§ **Direction**
Return the lines exactly as they stand, from the first of the material through the line containing "1200, 1400, 1600];".

§ **Data for processing**
○ ○ ○

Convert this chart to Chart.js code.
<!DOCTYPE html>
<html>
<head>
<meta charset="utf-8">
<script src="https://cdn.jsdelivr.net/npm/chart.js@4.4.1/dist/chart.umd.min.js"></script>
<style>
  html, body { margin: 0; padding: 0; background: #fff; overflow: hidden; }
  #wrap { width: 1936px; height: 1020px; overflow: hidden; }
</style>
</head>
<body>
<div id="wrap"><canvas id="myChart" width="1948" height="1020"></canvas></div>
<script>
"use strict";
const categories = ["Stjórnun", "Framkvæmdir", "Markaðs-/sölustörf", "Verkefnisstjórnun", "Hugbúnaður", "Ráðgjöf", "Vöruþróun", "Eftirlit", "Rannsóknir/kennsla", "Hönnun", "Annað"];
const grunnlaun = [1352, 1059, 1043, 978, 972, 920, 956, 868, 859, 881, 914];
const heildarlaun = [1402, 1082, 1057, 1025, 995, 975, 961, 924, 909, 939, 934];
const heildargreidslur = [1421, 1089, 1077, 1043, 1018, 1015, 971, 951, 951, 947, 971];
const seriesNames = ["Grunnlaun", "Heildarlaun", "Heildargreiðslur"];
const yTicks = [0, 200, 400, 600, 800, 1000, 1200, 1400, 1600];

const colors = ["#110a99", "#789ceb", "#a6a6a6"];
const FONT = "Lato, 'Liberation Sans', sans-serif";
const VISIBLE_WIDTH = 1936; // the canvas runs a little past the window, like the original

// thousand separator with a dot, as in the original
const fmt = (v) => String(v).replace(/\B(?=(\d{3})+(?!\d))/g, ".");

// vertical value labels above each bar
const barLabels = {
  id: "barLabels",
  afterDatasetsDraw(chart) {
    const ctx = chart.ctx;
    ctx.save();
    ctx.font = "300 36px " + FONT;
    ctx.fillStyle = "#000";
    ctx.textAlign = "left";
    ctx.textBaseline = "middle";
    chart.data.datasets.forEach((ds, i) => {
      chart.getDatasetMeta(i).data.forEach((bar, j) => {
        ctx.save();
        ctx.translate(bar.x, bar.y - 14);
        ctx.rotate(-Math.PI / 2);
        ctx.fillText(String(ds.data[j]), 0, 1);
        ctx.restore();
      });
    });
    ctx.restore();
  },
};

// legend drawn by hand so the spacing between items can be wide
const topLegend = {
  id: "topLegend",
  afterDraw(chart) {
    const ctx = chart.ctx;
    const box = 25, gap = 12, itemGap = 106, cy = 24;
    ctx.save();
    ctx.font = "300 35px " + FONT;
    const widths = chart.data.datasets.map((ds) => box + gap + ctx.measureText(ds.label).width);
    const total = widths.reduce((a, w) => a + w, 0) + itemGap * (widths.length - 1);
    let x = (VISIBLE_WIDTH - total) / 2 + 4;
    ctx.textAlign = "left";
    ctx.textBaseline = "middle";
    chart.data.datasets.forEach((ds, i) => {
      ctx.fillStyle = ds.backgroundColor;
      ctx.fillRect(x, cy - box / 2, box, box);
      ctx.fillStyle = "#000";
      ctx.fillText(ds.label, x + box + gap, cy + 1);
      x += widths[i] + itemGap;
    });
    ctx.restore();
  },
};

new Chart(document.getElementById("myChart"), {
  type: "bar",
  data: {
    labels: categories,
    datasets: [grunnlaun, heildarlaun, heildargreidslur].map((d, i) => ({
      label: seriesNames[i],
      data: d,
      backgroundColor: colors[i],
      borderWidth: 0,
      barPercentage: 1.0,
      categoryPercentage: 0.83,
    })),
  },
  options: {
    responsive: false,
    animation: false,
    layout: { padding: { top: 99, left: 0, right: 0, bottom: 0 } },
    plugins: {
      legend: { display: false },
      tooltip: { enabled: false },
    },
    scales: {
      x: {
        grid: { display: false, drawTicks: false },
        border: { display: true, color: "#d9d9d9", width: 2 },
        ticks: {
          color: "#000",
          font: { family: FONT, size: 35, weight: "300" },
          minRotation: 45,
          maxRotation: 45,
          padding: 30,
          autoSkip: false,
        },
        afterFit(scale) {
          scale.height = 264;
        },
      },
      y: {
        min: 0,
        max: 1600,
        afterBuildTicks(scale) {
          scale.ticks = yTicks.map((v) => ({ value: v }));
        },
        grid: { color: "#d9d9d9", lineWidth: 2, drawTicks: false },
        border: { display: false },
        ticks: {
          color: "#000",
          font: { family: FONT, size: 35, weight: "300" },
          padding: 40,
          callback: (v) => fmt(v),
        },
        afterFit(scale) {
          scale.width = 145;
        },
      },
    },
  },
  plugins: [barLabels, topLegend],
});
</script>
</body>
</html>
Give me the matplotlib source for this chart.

○ ○ ○

§ **Solution for this exercise**
Convert this chart to Chart.js code.
<!DOCTYPE html>
<html>
<head>
<meta charset="utf-8">
<script src="https://cdn.jsdelivr.net/npm/chart.js@4.4.1/dist/chart.umd.min.js"></script>
<style>
  html, body { margin: 0; padding: 0; background: #fff; overflow: hidden; }
  #wrap { width: 1936px; height: 1020px; overflow: hidden; }
</style>
</head>
<body>
<div id="wrap"><canvas id="myChart" width="1948" height="1020"></canvas></div>
<script>
"use strict";
const categories = ["Stjórnun", "Framkvæmdir", "Markaðs-/sölustörf", "Verkefnisstjórnun", "Hugbúnaður", "Ráðgjöf", "Vöruþróun", "Eftirlit", "Rannsóknir/kennsla", "Hönnun", "Annað"];
const grunnlaun = [1352, 1059, 1043, 978, 972, 920, 956, 868, 859, 881, 914];
const heildarlaun = [1402, 1082, 1057, 1025, 995, 975, 961, 924, 909, 939, 934];
const heildargreidslur = [1421, 1089, 1077, 1043, 1018, 1015, 971, 951, 951, 947, 971];
const seriesNames = ["Grunnlaun", "Heildarlaun", "Heildargreiðslur"];
const yTicks = [0, 200, 400, 600, 800, 1000, 1200, 1400, 1600];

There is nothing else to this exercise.